==== DATA EXCERPT ====

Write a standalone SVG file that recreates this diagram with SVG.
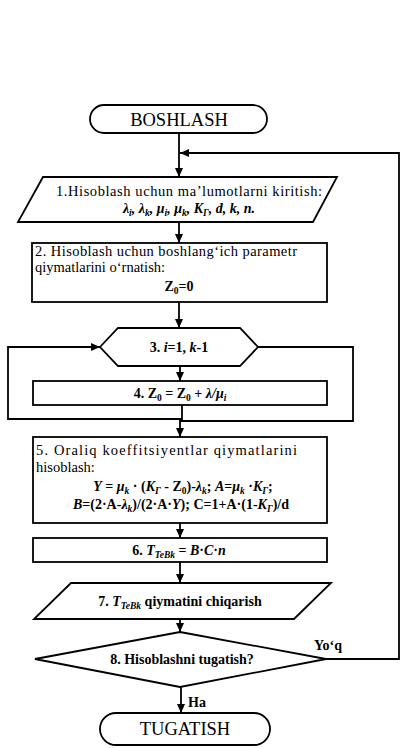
<svg xmlns="http://www.w3.org/2000/svg" width="401" height="748" viewBox="0 0 401 748">
<style>
.box{fill:#fff;stroke:#000;stroke-width:1.8}
.ln{fill:none;stroke:#000;stroke-width:1.8}
.t{font-family:"Liberation Serif","Times New Roman",serif;fill:#000}
.r{font-size:14.5px}
.b{font-size:14px;font-weight:bold}
.big{font-size:18.5px}
.c{text-anchor:middle}
.i{font-style:italic}
.s{font-size:9.5px}
</style>
<defs>
<marker id="ah" viewBox="0 0 9 8" refX="9" refY="4" markerWidth="9" markerHeight="8" markerUnits="userSpaceOnUse" orient="auto">
<path d="M0,0 L9,4 L0,8 z" fill="#000"/>
</marker>
</defs>
<rect width="401" height="748" fill="#fff"/>
<g id="connectors">
<path class="ln" d="M179,133 V177" marker-end="url(#ah)"/>
<path class="ln" d="M326,659 H399 V153 H180" marker-end="url(#ah)"/>
<path class="ln" d="M179,222 V243" marker-end="url(#ah)"/>
<path class="ln" d="M179,302 V328" marker-end="url(#ah)"/>
<path class="ln" d="M180,366 V381" marker-end="url(#ah)"/>
<path class="ln" d="M182,405 V419 H8 V347 H100" marker-end="url(#ah)"/>
<path class="ln" d="M258,347 H353 V421 H180 V437" marker-end="url(#ah)"/>
<path class="ln" d="M180,523 V538" marker-end="url(#ah)"/>
<path class="ln" d="M180,562 V583" marker-end="url(#ah)"/>
<path class="ln" d="M180,619 V632" marker-end="url(#ah)"/>
<path class="ln" d="M181,687 V713" marker-end="url(#ah)"/>
<text class="t b c" x="328" y="650">Yo‘q</text>
<text class="t b" x="188" y="707">Ha</text>
</g>
<g id="start">
<rect class="box" x="90" y="105" width="177" height="28" rx="14"/>
<text class="t big c" x="179" y="126">BOSHLASH</text>
</g>
<g id="n1">
<path class="box" d="M43,177 L337,177 L313,222 L18,222 Z"/>
<text class="t r c" x="189" y="196" textLength="266" lengthAdjust="spacing">1.Hisoblash uchun ma’lumotlarni kiritish:</text>
<text class="t b c i" x="189" y="213">λ<tspan class="s" dy="3">i</tspan><tspan dy="-3">, λ</tspan><tspan class="s" dy="3">k</tspan><tspan dy="-3">, μ</tspan><tspan class="s" dy="3">i</tspan><tspan dy="-3">, μ</tspan><tspan class="s" dy="3">k</tspan><tspan dy="-3">, K</tspan><tspan class="s" dy="3">Γ</tspan><tspan dy="-3">, d, k, n.</tspan></text>
</g>
<g id="n2">
<rect class="box" x="32" y="243" width="295" height="59"/>
<text class="t r" x="35" y="256" textLength="262" lengthAdjust="spacing">2. Hisoblash uchun boshlang‘ich parametr</text>
<text class="t r" x="35" y="272">qiymatlarini o‘rnatish:</text>
<text class="t b c" x="179" y="291">Z<tspan class="s" dy="3">0</tspan><tspan dy="-3">=0</tspan></text>
</g>
<g id="n3">
<path class="box" d="M100,347 L118,328 L240,328 L258,347 L240,366 L118,366 Z"/>
<text class="t b c" x="179" y="352">3. <tspan class="i">i</tspan>=1, <tspan class="i">k</tspan>-1</text>
</g>
<g id="n4">
<rect class="box" x="33" y="381" width="294" height="24"/>
<text class="t b c" x="180" y="398">4. Z<tspan class="s" dy="3">0</tspan><tspan dy="-3"> = Z</tspan><tspan class="s" dy="3">0</tspan><tspan dy="-3"> + </tspan><tspan class="i">λ/μ</tspan><tspan class="s i" dy="3">i</tspan></text>
</g>
<g id="n5">
<rect class="box" x="33" y="437" width="294" height="86"/>
<text class="t r" x="36" y="455" textLength="261" lengthAdjust="spacing">5. Oraliq koeffitsiyentlar qiymatlarini</text>
<text class="t r" x="36" y="472">hisoblash:</text>
<text class="t b c" x="183" y="491"><tspan class="i">Y</tspan> = <tspan class="i">μ</tspan><tspan class="s i" dy="3">k</tspan><tspan dy="-3"> · (</tspan><tspan class="i">K</tspan><tspan class="s i" dy="3">Γ</tspan><tspan dy="-3"> - Z</tspan><tspan class="s" dy="3">0</tspan><tspan dy="-3">)-</tspan><tspan class="i">λ</tspan><tspan class="s i" dy="3">k</tspan><tspan dy="-3">; </tspan><tspan class="i">A</tspan>=<tspan class="i">μ</tspan><tspan class="s i" dy="3">k</tspan><tspan dy="-3"> ·</tspan><tspan class="i">K</tspan><tspan class="s i" dy="3">Γ</tspan><tspan dy="-3">;</tspan></text>
<text class="t b c" x="181" y="509"><tspan class="i">B</tspan>=(2·A-<tspan class="i">λ</tspan><tspan class="s i" dy="3">k</tspan><tspan dy="-3">)/(2·A·</tspan><tspan class="i">Y</tspan>); C=1+A·(1-<tspan class="i">K</tspan><tspan class="s i" dy="3">Γ</tspan><tspan dy="-3">)/d</tspan></text>
</g>
<g id="n6">
<rect class="box" x="33" y="538" width="294" height="24"/>
<text class="t b c" x="179" y="555">6. <tspan class="i">T</tspan><tspan class="s i" dy="3">TeBk</tspan><tspan dy="-3"> = </tspan><tspan class="i">B</tspan>·<tspan class="i">C</tspan>·<tspan class="i">n</tspan></text>
</g>
<g id="n7">
<path class="box" d="M71,583 L331,583 L294,619 L34,619 Z"/>
<text class="t b c" x="180" y="606">7. <tspan class="i">T</tspan><tspan class="s i" dy="3">TeBk</tspan><tspan dy="-3"> qiymatini chiqarish</tspan></text>
</g>
<g id="n8">
<path class="box" d="M180,632 L326,659 L180,687 L35,659 Z"/>
<text class="t b c" x="182" y="664">8. Hisoblashni tugatish?</text>
</g>
<g id="end">
<rect class="box" x="100" y="713" width="170" height="32" rx="16"/>
<text class="t big c" x="185" y="735">TUGATISH</text>
</g>
</svg>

====

▶ WORK TO DO
Exclude the images, then output the data above word for word.

▶ RESPONSE TO THIS TASK
Write a standalone SVG file that recreates this diagram with SVG.
<svg xmlns="http://www.w3.org/2000/svg" width="401" height="748" viewBox="0 0 401 748">
<style>
.box{fill:#fff;stroke:#000;stroke-width:1.8}
.ln{fill:none;stroke:#000;stroke-width:1.8}
.t{font-family:"Liberation Serif","Times New Roman",serif;fill:#000}
.r{font-size:14.5px}
.b{font-size:14px;font-weight:bold}
.big{font-size:18.5px}
.c{text-anchor:middle}
.i{font-style:italic}
.s{font-size:9.5px}
</style>
<defs>
<marker id="ah" viewBox="0 0 9 8" refX="9" refY="4" markerWidth="9" markerHeight="8" markerUnits="userSpaceOnUse" orient="auto">
<path d="M0,0 L9,4 L0,8 z" fill="#000"/>
</marker>
</defs>
<rect width="401" height="748" fill="#fff"/>
<g id="connectors">
<path class="ln" d="M179,133 V177" marker-end="url(#ah)"/>
<path class="ln" d="M326,659 H399 V153 H180" marker-end="url(#ah)"/>
<path class="ln" d="M179,222 V243" marker-end="url(#ah)"/>
<path class="ln" d="M179,302 V328" marker-end="url(#ah)"/>
<path class="ln" d="M180,366 V381" marker-end="url(#ah)"/>
<path class="ln" d="M182,405 V419 H8 V347 H100" marker-end="url(#ah)"/>
<path class="ln" d="M258,347 H353 V421 H180 V437" marker-end="url(#ah)"/>
<path class="ln" d="M180,523 V538" marker-end="url(#ah)"/>
<path class="ln" d="M180,562 V583" marker-end="url(#ah)"/>
<path class="ln" d="M180,619 V632" marker-end="url(#ah)"/>
<path class="ln" d="M181,687 V713" marker-end="url(#ah)"/>
<text class="t b c" x="328" y="650">Yo‘q</text>
<text class="t b" x="188" y="707">Ha</text>
</g>
<g id="start">
<rect class="box" x="90" y="105" width="177" height="28" rx="14"/>
<text class="t big c" x="179" y="126">BOSHLASH</text>
</g>
<g id="n1">
<path class="box" d="M43,177 L337,177 L313,222 L18,222 Z"/>
<text class="t r c" x="189" y="196" textLength="266" lengthAdjust="spacing">1.Hisoblash uchun ma’lumotlarni kiritish:</text>
<text class="t b c i" x="189" y="213">λ<tspan class="s" dy="3">i</tspan><tspan dy="-3">, λ</tspan><tspan class="s" dy="3">k</tspan><tspan dy="-3">, μ</tspan><tspan class="s" dy="3">i</tspan><tspan dy="-3">, μ</tspan><tspan class="s" dy="3">k</tspan><tspan dy="-3">, K</tspan><tspan class="s" dy="3">Γ</tspan><tspan dy="-3">, d, k, n.</tspan></text>
</g>
<g id="n2">
<rect class="box" x="32" y="243" width="295" height="59"/>
<text class="t r" x="35" y="256" textLength="262" lengthAdjust="spacing">2. Hisoblash uchun boshlang‘ich parametr</text>
<text class="t r" x="35" y="272">qiymatlarini o‘rnatish:</text>
<text class="t b c" x="179" y="291">Z<tspan class="s" dy="3">0</tspan><tspan dy="-3">=0</tspan></text>
</g>
<g id="n3">
<path class="box" d="M100,347 L118,328 L240,328 L258,347 L240,366 L118,366 Z"/>
<text class="t b c" x="179" y="352">3. <tspan class="i">i</tspan>=1, <tspan class="i">k</tspan>-1</text>
</g>
<g id="n4">
<rect class="box" x="33" y="381" width="294" height="24"/>
<text class="t b c" x="180" y="398">4. Z<tspan class="s" dy="3">0</tspan><tspan dy="-3"> = Z</tspan><tspan class="s" dy="3">0</tspan><tspan dy="-3"> + </tspan><tspan class="i">λ/μ</tspan><tspan class="s i" dy="3">i</tspan></text>
</g>
<g id="n5">
<rect class="box" x="33" y="437" width="294" height="86"/>
<text class="t r" x="36" y="455" textLength="261" lengthAdjust="spacing">5. Oraliq koeffitsiyentlar qiymatlarini</text>
<text class="t r" x="36" y="472">hisoblash:</text>
<text class="t b c" x="183" y="491"><tspan class="i">Y</tspan> = <tspan class="i">μ</tspan><tspan class="s i" dy="3">k</tspan><tspan dy="-3"> · (</tspan><tspan class="i">K</tspan><tspan class="s i" dy="3">Γ</tspan><tspan dy="-3"> - Z</tspan><tspan class="s" dy="3">0</tspan><tspan dy="-3">)-</tspan><tspan class="i">λ</tspan><tspan class="s i" dy="3">k</tspan><tspan dy="-3">; </tspan><tspan class="i">A</tspan>=<tspan class="i">μ</tspan><tspan class="s i" dy="3">k</tspan><tspan dy="-3"> ·</tspan><tspan class="i">K</tspan><tspan class="s i" dy="3">Γ</tspan><tspan dy="-3">;</tspan></text>
<text class="t b c" x="181" y="509"><tspan class="i">B</tspan>=(2·A-<tspan class="i">λ</tspan><tspan class="s i" dy="3">k</tspan><tspan dy="-3">)/(2·A·</tspan><tspan class="i">Y</tspan>); C=1+A·(1-<tspan class="i">K</tspan><tspan class="s i" dy="3">Γ</tspan><tspan dy="-3">)/d</tspan></text>
</g>
<g id="n6">
<rect class="box" x="33" y="538" width="294" height="24"/>
<text class="t b c" x="179" y="555">6. <tspan class="i">T</tspan><tspan class="s i" dy="3">TeBk</tspan><tspan dy="-3"> = </tspan><tspan class="i">B</tspan>·<tspan class="i">C</tspan>·<tspan class="i">n</tspan></text>
</g>
<g id="n7">
<path class="box" d="M71,583 L331,583 L294,619 L34,619 Z"/>
<text class="t b c" x="180" y="606">7. <tspan class="i">T</tspan><tspan class="s i" dy="3">TeBk</tspan><tspan dy="-3"> qiymatini chiqarish</tspan></text>
</g>
<g id="n8">
<path class="box" d="M180,632 L326,659 L180,687 L35,659 Z"/>
<text class="t b c" x="182" y="664">8. Hisoblashni tugatish?</text>
</g>
<g id="end">
<rect class="box" x="100" y="713" width="170" height="32" rx="16"/>
<text class="t big c" x="185" y="735">TUGATISH</text>
</g>
</svg>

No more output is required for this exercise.